The final recommendations of the United States Preventive Services Task Force (USPSTF), published in May of 2018, are that men 55 to 69 years of age should make their own decisions about whether to be screened or not (a level C recommendation) and men 70 years of age and older should not undergo routine screening.17
In addition to discussing the risks and benefits of prostate cancer screening, the European Association of Urology (EAU) recommends no screening in men with a life expectancy below 10-15 years. Individual risk considerations are included, such as a family history of PCa and being African American. For those cases, the recommendation is to screen at >45 years of age, whereas screening in other men would be at 50 years of age. For the follow-up, the cutoff value for PSA established by the EAU is > 1 ng/ml at 40 years of age and 2 ng/ml at 60 years of age, with intervals of two years for those initially at risk, and eight years for those at no risk.18
The American Urological Association (AUA) recommends that screening in men at average risk of PCa be carried out at between 55 and 69 years of age but recommends no routine PSA screening in men over 70 years of age or in men with a life expectancy below 10-15 years. However, men over 70 years of age, that are in excellent health, may benefit from screening. Follow-up screening intervals are preferred every two years or more, rather than annually, to reduce the harms of screening.19
Finally, the National Comprehensive Cancer Network (NCCN) proposes shared decision-making at age 40 for men with known BRCA1-2 mutations and for African American men, with annual follow-up. For men at average risk, the recommendation is to start testing at age 45 and stop at age 75, unless there is little or no comorbidity in very healthy men, in whom testing should be repeated every 1-4 years, if the PSA level is <4ng/ml. Follow-up intervals are different in men between 45-75 years of age. For those with a PSA result <1ng/ml, the interval is 2-4 years, whereas in men with a PSA level of 1-3ng/ml, testing should be repeated in 1-2 years (Table 2).20
Guideline | Screening ages for men at average risk | Screening ages for men at increased risk | Follow-up |
---|---|---|---|
USPSTF | 55-69 years of age | No specific age | - |
EAU | >50 years of age - patients with life expectancy >10-15 years | >45 years | If PSA <1ng/ml and 2ng/ml at the ages of 40 and 60, respectively: 8 years. If PSA > 1ng/ml and 2ng/ml at the ages of 40 and 60, respectively: 2 years. |
AUA | 55-69 years of age or >70 years of age, who are in excellent health | No specific recommendations | Two years or more. Should be individualized by a baseline PSA level. |
NCCN | 45-75 years of age and >75 years of age, only in men in excellent health, with little or no comorbidity | >40 years | Men with increased risk: anual. Men with average risk, 45-75 years of age: If PSA is <1ng/ml: 2-4 years. If PSA is 1-3ng/ml: 1-2 years. Men at average risk >75 years of age: 1-4 years. |
Conclusions
Prostate cancer screening continues to be a very controversial issue due to the lack of evidence supporting a decrease in morbidity and mortality. However, it is a public health problem, as it is the second cause of cancer death in the United States, and the most common cancer diagnosed in men worldwide.

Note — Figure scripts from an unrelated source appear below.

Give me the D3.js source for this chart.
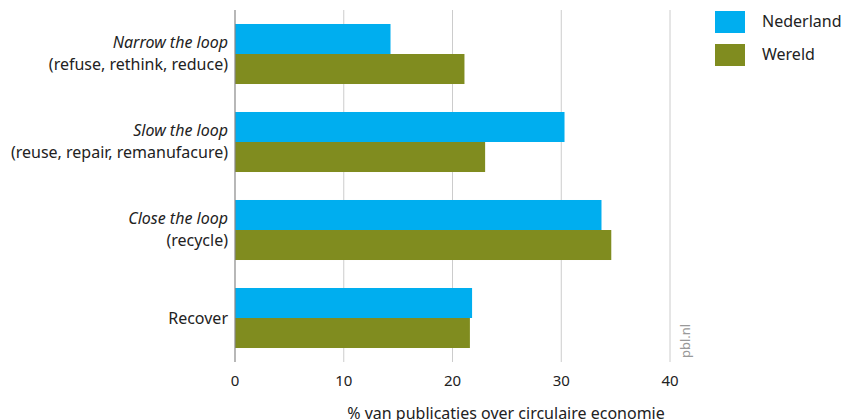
<!DOCTYPE html>
<html>
<head>
<meta charset="utf-8">
<script src="https://cdn.jsdelivr.net/npm/d3@7"></script>
<style>
  body { margin: 0; background: #fff; }
  text { font-family: "Noto Sans", sans-serif; fill: #222; }
</style>
</head>
<body>
<script>
//data
var categories = ["Narrow the loop", "Slow the loop", "Close the loop", "Recover"];
var subLabels = ["(refuse, rethink, reduce)", "(reuse, repair, remanufacure)", "(recycle)", ""];
var seriesNames = ["Nederland", "Wereld"];
var nederland = [14.3, 30.3, 33.7, 21.8];
var wereld = [21.1, 23.0, 34.6, 21.6];
var xTicks = [0, 10, 20, 30, 40];
var colors = ["#00AEEF", "#808C1F"];

var width = 842,
    height = 420;

var svg = d3.select("body").append("svg")
    .attr("width", width)
    .attr("height", height);

var x = d3.scaleLinear().domain([0, 40]).range([235, 670]);
var y = d3.scaleBand().domain(categories).range([10, 362])
    .paddingInner(0.318).paddingOuter(0.159);
var ySub = d3.scaleBand().domain(seriesNames).range([0, y.bandwidth()]);

//gridlines
svg.append("g")
    .selectAll("line")
    .data(xTicks.slice(1))
    .enter().append("line")
    .attr("x1", function(d) { return x(d); })
    .attr("x2", function(d) { return x(d); })
    .attr("y1", 10)
    .attr("y2", 362)
    .style("stroke", "#cccccc")
    .style("stroke-width", 1);

//bars
var rows = categories.map(function(c, i) {
    return { cat: c, values: [nederland[i], wereld[i]] };
});

var group = svg.selectAll("g.row")
    .data(rows)
    .enter().append("g")
    .attr("class", "row")
    .attr("transform", function(d) { return "translate(0," + y(d.cat) + ")"; });

group.selectAll("rect")
    .data(function(d) { return d.values.map(function(v, j) { return { s: seriesNames[j], v: v, j: j }; }); })
    .enter().append("rect")
    .attr("x", x(0))
    .attr("y", function(d) { return ySub(d.s); })
    .attr("width", function(d) { return x(d.v) - x(0); })
    .attr("height", ySub.bandwidth())
    .style("fill", function(d) { return colors[d.j]; });

//y axis line
svg.append("line")
    .attr("x1", x(0)).attr("x2", x(0))
    .attr("y1", 10).attr("y2", 362)
    .style("stroke", "#888888")
    .style("stroke-width", 1.2);

//category labels
var labels = svg.selectAll("g.lab")
    .data(categories)
    .enter().append("g")
    .attr("class", "lab");

labels.append("text")
    .attr("x", 228)
    .attr("y", function(d, i) { return subLabels[i] ? y(d) + y.bandwidth() / 2 - 6 : y(d) + y.bandwidth() / 2 + 6; })
    .attr("text-anchor", "end")
    .style("font-size", "16px")
    .style("font-style", function(d, i) { return subLabels[i] ? "italic" : "normal"; })
    .text(function(d) { return d; });

labels.append("text")
    .attr("x", 228)
    .attr("y", function(d) { return y(d) + y.bandwidth() / 2 + 16; })
    .attr("text-anchor", "end")
    .style("font-size", "16px")
    .text(function(d, i) { return subLabels[i]; });

//x tick labels
svg.append("g")
    .selectAll("text")
    .data(xTicks)
    .enter().append("text")
    .attr("x", function(d) { return x(d); })
    .attr("y", 386)
    .attr("text-anchor", "middle")
    .style("font-size", "15px")
    .text(function(d) { return d; });

//axis title
svg.append("text")
    .attr("x", 506)
    .attr("y", 419)
    .attr("text-anchor", "middle")
    .style("font-size", "16px")
    .text("% van publicaties over circulaire economie");

//source
svg.append("text")
    .attr("transform", "translate(690,358) rotate(-90)")
    .style("font-size", "13px")
    .style("fill", "#999999")
    .text("pbl.nl");

//legend
var legend = svg.selectAll("g.legend")
    .data(seriesNames)
    .enter().append("g")
    .attr("class", "legend")
    .attr("transform", function(d, i) { return "translate(715," + (11 + i * 33) + ")"; });

legend.append("rect")
    .attr("width", 30)
    .attr("height", 22)
    .style("fill", function(d, i) { return colors[i]; });

legend.append("text")
    .attr("x", 47)
    .attr("y", 16)
    .style("font-size", "16px")
    .text(function(d) { return d; });
</script>
</body>
</html>
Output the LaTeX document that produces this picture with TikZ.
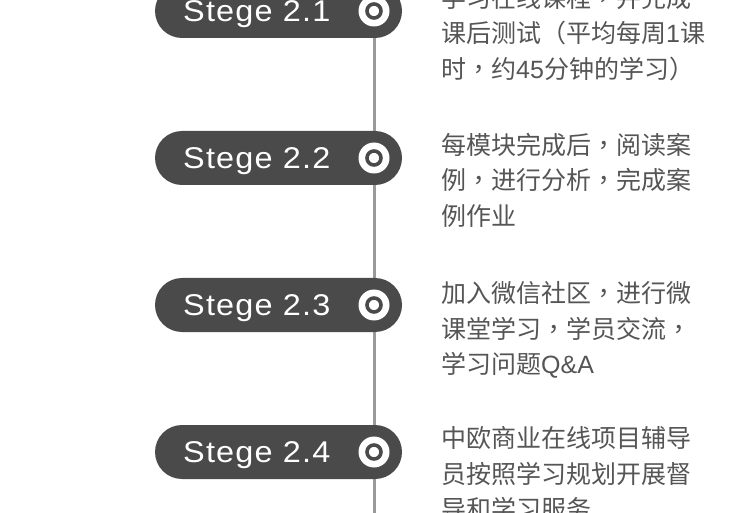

There are still many differences between current guideline recommendations, especially with respect to patient ages for screening and whether risk factors should be taken into account for earlier screening. However, what the guidelines all have in common is that men undergoing screening must be well-informed, which means physicians must have sufficient knowledge about screening risks and benefits, to be able to discuss those issues with their patients.